Pictures stay out of this copy, which runs from the first line of the material through the line containing "import plotly.graph_objects as go".

-------------------------

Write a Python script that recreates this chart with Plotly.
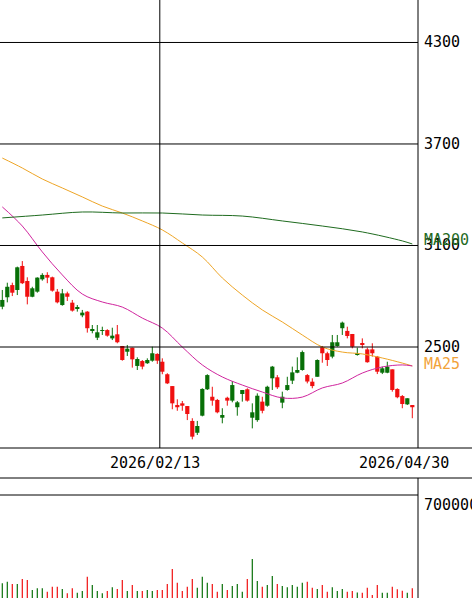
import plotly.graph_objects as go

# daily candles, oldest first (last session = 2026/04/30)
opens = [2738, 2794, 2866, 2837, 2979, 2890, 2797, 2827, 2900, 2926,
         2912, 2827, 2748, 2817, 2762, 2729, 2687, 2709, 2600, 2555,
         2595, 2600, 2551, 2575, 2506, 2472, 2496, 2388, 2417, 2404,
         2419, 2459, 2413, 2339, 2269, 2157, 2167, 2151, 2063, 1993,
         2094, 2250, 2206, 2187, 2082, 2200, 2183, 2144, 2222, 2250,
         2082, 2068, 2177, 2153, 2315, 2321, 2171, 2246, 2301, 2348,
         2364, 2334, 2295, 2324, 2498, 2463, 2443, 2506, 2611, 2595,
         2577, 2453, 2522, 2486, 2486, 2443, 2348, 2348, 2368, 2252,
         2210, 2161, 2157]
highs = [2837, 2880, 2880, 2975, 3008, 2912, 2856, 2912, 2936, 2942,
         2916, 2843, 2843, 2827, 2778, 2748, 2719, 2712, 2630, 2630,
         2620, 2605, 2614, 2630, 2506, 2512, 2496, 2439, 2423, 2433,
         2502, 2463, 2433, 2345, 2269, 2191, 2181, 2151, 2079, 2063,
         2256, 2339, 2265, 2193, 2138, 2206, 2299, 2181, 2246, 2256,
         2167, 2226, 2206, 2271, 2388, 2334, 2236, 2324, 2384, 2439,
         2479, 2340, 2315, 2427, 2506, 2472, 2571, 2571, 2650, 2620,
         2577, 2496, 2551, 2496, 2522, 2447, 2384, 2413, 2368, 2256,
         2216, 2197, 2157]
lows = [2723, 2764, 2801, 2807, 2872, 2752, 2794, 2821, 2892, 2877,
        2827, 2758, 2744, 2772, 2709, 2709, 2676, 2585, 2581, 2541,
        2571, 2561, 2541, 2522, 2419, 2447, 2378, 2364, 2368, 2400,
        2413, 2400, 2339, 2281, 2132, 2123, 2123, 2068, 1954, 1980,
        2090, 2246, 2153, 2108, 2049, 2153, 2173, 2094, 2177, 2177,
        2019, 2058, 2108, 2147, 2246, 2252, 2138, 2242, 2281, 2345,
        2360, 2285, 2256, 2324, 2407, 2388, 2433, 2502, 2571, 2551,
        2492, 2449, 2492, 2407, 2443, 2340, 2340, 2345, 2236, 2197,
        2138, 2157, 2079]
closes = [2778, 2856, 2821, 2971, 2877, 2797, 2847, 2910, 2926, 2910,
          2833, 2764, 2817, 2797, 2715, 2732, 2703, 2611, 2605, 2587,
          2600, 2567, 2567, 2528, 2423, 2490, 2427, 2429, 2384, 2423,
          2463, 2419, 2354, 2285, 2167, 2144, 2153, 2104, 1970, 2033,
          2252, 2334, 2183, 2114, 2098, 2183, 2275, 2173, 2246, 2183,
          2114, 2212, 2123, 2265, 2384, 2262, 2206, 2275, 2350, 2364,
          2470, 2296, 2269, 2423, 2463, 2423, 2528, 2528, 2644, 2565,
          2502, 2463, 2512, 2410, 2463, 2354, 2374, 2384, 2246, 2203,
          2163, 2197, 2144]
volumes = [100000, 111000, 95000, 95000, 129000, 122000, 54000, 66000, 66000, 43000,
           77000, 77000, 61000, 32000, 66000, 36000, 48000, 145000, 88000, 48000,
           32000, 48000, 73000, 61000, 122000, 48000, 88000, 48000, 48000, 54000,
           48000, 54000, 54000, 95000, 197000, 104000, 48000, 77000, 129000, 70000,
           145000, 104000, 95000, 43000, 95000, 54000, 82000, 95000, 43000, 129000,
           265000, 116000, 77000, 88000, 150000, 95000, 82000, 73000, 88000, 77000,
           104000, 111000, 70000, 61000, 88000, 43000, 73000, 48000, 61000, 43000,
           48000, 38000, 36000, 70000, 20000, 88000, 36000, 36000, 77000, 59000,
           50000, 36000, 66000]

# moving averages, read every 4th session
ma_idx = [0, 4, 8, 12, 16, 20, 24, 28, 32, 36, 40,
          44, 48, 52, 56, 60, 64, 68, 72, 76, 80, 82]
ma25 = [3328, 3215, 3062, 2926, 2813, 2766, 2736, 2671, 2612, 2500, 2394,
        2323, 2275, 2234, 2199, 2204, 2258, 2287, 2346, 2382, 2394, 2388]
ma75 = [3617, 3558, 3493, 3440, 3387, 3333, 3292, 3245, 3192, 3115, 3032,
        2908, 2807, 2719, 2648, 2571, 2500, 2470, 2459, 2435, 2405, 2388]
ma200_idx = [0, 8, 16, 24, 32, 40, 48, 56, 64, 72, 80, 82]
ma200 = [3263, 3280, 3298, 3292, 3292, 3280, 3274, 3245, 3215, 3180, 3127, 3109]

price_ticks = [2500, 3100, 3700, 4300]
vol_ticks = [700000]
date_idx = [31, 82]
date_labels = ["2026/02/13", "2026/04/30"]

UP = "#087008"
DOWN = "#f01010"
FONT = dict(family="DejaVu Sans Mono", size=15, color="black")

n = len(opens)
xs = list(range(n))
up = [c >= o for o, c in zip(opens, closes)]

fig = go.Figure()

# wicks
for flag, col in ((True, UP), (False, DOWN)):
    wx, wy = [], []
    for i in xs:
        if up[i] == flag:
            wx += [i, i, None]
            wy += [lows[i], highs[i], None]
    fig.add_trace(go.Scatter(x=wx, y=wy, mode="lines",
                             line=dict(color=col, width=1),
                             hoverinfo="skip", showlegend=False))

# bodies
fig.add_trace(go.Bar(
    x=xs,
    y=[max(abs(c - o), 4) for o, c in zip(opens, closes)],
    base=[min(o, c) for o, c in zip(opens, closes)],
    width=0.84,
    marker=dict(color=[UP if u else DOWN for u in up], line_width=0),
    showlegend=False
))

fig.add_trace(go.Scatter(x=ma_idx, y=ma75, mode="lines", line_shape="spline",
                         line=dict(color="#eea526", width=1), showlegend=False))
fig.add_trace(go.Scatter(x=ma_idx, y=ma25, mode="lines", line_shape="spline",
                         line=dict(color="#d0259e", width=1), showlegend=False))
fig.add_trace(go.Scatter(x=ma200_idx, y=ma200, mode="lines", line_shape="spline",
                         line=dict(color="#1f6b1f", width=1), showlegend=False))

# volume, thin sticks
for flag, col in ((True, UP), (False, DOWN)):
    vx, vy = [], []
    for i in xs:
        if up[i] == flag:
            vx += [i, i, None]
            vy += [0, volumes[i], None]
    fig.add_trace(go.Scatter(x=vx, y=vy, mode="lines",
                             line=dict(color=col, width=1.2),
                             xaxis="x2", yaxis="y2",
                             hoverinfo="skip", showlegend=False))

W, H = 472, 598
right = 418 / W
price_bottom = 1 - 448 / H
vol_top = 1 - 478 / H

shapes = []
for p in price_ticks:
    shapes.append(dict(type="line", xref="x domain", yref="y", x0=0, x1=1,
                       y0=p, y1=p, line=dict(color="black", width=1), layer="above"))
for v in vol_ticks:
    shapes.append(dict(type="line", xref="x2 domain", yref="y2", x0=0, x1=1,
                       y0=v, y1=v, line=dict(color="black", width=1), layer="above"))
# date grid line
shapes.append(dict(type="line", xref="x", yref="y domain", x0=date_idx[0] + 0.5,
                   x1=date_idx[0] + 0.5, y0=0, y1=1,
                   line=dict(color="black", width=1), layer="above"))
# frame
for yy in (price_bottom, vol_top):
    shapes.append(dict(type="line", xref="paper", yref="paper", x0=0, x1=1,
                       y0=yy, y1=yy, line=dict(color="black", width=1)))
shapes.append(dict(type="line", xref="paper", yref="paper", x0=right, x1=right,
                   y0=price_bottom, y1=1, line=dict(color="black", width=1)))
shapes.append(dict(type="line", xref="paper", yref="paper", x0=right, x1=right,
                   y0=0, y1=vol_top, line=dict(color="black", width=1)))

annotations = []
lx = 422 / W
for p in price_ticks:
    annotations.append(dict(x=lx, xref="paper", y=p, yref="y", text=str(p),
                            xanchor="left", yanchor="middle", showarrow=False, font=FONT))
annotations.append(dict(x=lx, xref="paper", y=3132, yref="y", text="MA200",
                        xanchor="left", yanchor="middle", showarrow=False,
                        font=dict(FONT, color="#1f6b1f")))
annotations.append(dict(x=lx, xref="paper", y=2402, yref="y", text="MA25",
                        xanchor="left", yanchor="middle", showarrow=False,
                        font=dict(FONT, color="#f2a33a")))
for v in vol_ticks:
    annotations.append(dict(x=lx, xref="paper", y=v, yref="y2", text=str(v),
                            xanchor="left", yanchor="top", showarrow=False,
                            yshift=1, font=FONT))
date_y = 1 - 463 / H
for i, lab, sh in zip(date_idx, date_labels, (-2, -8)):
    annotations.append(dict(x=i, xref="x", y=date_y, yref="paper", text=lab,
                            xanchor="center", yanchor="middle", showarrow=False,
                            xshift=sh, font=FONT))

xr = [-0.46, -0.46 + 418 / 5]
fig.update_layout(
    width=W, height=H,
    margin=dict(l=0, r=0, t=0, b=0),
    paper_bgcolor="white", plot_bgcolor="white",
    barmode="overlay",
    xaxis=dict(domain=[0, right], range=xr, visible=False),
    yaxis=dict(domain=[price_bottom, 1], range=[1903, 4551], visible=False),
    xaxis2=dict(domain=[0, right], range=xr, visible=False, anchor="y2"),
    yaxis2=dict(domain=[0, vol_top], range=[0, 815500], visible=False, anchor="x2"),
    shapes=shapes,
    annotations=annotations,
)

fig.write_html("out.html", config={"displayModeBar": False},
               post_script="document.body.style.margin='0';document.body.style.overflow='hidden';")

-------------------------

● **Task solution**:
Write a Python script that recreates this chart with Plotly.
import plotly.graph_objects as go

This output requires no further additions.